■ DATA SHOWN
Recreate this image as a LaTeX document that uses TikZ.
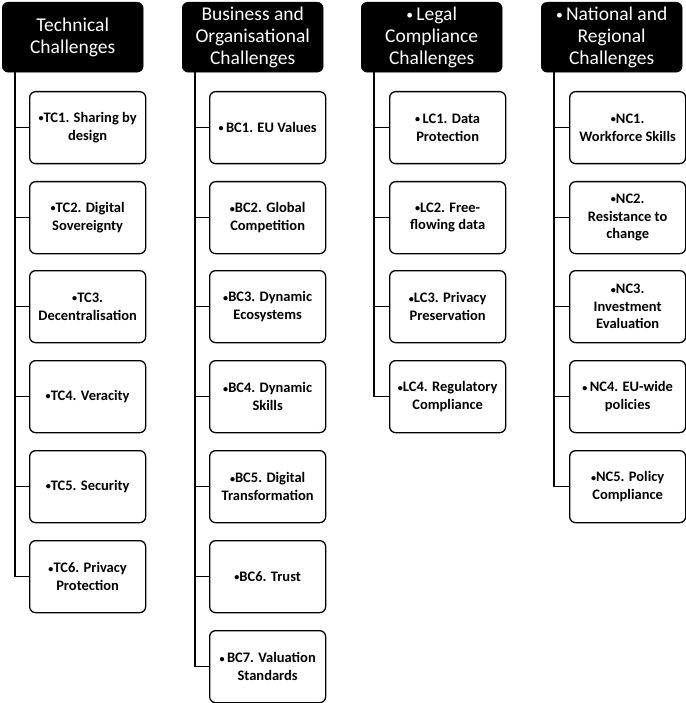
\documentclass[tikz,border=0pt]{standalone}
\usepackage{fontspec}
\setmainfont{Carlito}
\newcommand\bul{\raisebox{0.12ex}{\scalebox{0.7}{•}}}
\begin{document}
\begin{tikzpicture}[x=1pt,y=-1pt,
  hdr/.style={draw=black,fill=black,text=white,rounded corners=6pt,minimum width=141pt,minimum height=70pt,anchor=north west,align=center,inner sep=2pt,font=\fontsize{19.5}{22}\selectfont},
  item/.style={draw=black,line width=1.3pt,fill=white,rounded corners=6pt,minimum width=116pt,minimum height=72pt,anchor=north west,align=center,inner sep=2pt,font=\fontsize{14.5}{17.5}\selectfont\bfseries},
  conn/.style={line width=1.3pt,draw=black}]
\useasboundingbox (0,0) rectangle (685,703);
% headers
\node[hdr] (h1) at (2,2) {Technical\\Challenges};
\node[hdr] (h2) at (182,2) {Business and\\Organisational\\Challenges};
\node[hdr] (h3) at (361,2) {\bul\,Legal\\Compliance\\Challenges};
\node[hdr] (h4) at (541,2) {\bul\,National and\\Regional\\Challenges};
% Technical
\node[item] (t1) at (29,91) {\bul TC1. Sharing by\\design};
\node[item] (t2) at (29,181) {\bul TC2. Digital\\Sovereignty};
\node[item] (t3) at (29,270) {\bul TC3.\\Decentralisation};
\node[item] (t4) at (29,360) {\bul TC4. Veracity};
\node[item] (t5) at (29,450) {\bul TC5. Security};
\node[item] (t6) at (29,540) {\bul TC6. Privacy\\Protection};
% Business
\node[item] (b1) at (209,91) {\bul\,BC1. EU Values};
\node[item] (b2) at (209,181) {\bul BC2. Global\\Competition};
\node[item] (b3) at (209,270) {\bul BC3. Dynamic\\Ecosystems};
\node[item] (b4) at (209,360) {\bul BC4. Dynamic\\Skills};
\node[item] (b5) at (209,450) {\bul BC5. Digital\\Transformation};
\node[item] (b6) at (209,540) {\bul BC6. Trust};
\node[item] (b7) at (209,630) {\bul\,BC7. Valuation\\Standards};
% Legal
\node[item] (l1) at (389,91) {\bul\,LC1. Data\\Protection};
\node[item] (l2) at (389,181) {\bul LC2. Free-\\flowing data};
\node[item] (l3) at (389,270) {\bul LC3. Privacy\\Preservation};
\node[item] (l4) at (389,360) {\bul LC4. Regulatory\\Compliance};
% National
\node[item] (n1) at (569,91) {\bul NC1.\\Workforce Skills};
\node[item] (n2) at (569,181) {\bul NC2.\\Resistance to\\change};
\node[item] (n3) at (569,270) {\bul NC3.\\Investment\\Evaluation};
\node[item] (n4) at (569,360) {\bul\,NC4. EU-wide\\policies};
\node[item] (n5) at (569,450) {\bul NC5. Policy\\Compliance};
% connectors
\foreach \c in {t1,t2,t3,t4,t5,t6}{\draw[conn] ([xshift=13pt]h1.south west) |- (\c.west);}
\foreach \c in {b1,b2,b3,b4,b5,b6,b7}{\draw[conn] ([xshift=13pt]h2.south west) |- (\c.west);}
\foreach \c in {l1,l2,l3,l4}{\draw[conn] ([xshift=13pt]h3.south west) |- (\c.west);}
\foreach \c in {n1,n2,n3,n4,n5}{\draw[conn] ([xshift=13pt]h4.south west) |- (\c.west);}
\end{tikzpicture}
\end{document}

■ DIRECTIONS
Transcribe the full listing above exactly as it stands, minus the pictures.

■ RESULT FOR THIS TASK
Recreate this image as a LaTeX document that uses TikZ.
\documentclass[tikz,border=0pt]{standalone}
\usepackage{fontspec}
\setmainfont{Carlito}
\newcommand\bul{\raisebox{0.12ex}{\scalebox{0.7}{•}}}
\begin{document}
\begin{tikzpicture}[x=1pt,y=-1pt,
  hdr/.style={draw=black,fill=black,text=white,rounded corners=6pt,minimum width=141pt,minimum height=70pt,anchor=north west,align=center,inner sep=2pt,font=\fontsize{19.5}{22}\selectfont},
  item/.style={draw=black,line width=1.3pt,fill=white,rounded corners=6pt,minimum width=116pt,minimum height=72pt,anchor=north west,align=center,inner sep=2pt,font=\fontsize{14.5}{17.5}\selectfont\bfseries},
  conn/.style={line width=1.3pt,draw=black}]
\useasboundingbox (0,0) rectangle (685,703);
% headers
\node[hdr] (h1) at (2,2) {Technical\\Challenges};
\node[hdr] (h2) at (182,2) {Business and\\Organisational\\Challenges};
\node[hdr] (h3) at (361,2) {\bul\,Legal\\Compliance\\Challenges};
\node[hdr] (h4) at (541,2) {\bul\,National and\\Regional\\Challenges};
% Technical
\node[item] (t1) at (29,91) {\bul TC1. Sharing by\\design};
\node[item] (t2) at (29,181) {\bul TC2. Digital\\Sovereignty};
\node[item] (t3) at (29,270) {\bul TC3.\\Decentralisation};
\node[item] (t4) at (29,360) {\bul TC4. Veracity};
\node[item] (t5) at (29,450) {\bul TC5. Security};
\node[item] (t6) at (29,540) {\bul TC6. Privacy\\Protection};
% Business
\node[item] (b1) at (209,91) {\bul\,BC1. EU Values};
\node[item] (b2) at (209,181) {\bul BC2. Global\\Competition};
\node[item] (b3) at (209,270) {\bul BC3. Dynamic\\Ecosystems};
\node[item] (b4) at (209,360) {\bul BC4. Dynamic\\Skills};
\node[item] (b5) at (209,450) {\bul BC5. Digital\\Transformation};
\node[item] (b6) at (209,540) {\bul BC6. Trust};
\node[item] (b7) at (209,630) {\bul\,BC7. Valuation\\Standards};
% Legal
\node[item] (l1) at (389,91) {\bul\,LC1. Data\\Protection};
\node[item] (l2) at (389,181) {\bul LC2. Free-\\flowing data};
\node[item] (l3) at (389,270) {\bul LC3. Privacy\\Preservation};
\node[item] (l4) at (389,360) {\bul LC4. Regulatory\\Compliance};
% National
\node[item] (n1) at (569,91) {\bul NC1.\\Workforce Skills};
\node[item] (n2) at (569,181) {\bul NC2.\\Resistance to\\change};
\node[item] (n3) at (569,270) {\bul NC3.\\Investment\\Evaluation};
\node[item] (n4) at (569,360) {\bul\,NC4. EU-wide\\policies};
\node[item] (n5) at (569,450) {\bul NC5. Policy\\Compliance};
% connectors
\foreach \c in {t1,t2,t3,t4,t5,t6}{\draw[conn] ([xshift=13pt]h1.south west) |- (\c.west);}
\foreach \c in {b1,b2,b3,b4,b5,b6,b7}{\draw[conn] ([xshift=13pt]h2.south west) |- (\c.west);}
\foreach \c in {l1,l2,l3,l4}{\draw[conn] ([xshift=13pt]h3.south west) |- (\c.west);}
\foreach \c in {n1,n2,n3,n4,n5}{\draw[conn] ([xshift=13pt]h4.south west) |- (\c.west);}
\end{tikzpicture}
\end{document}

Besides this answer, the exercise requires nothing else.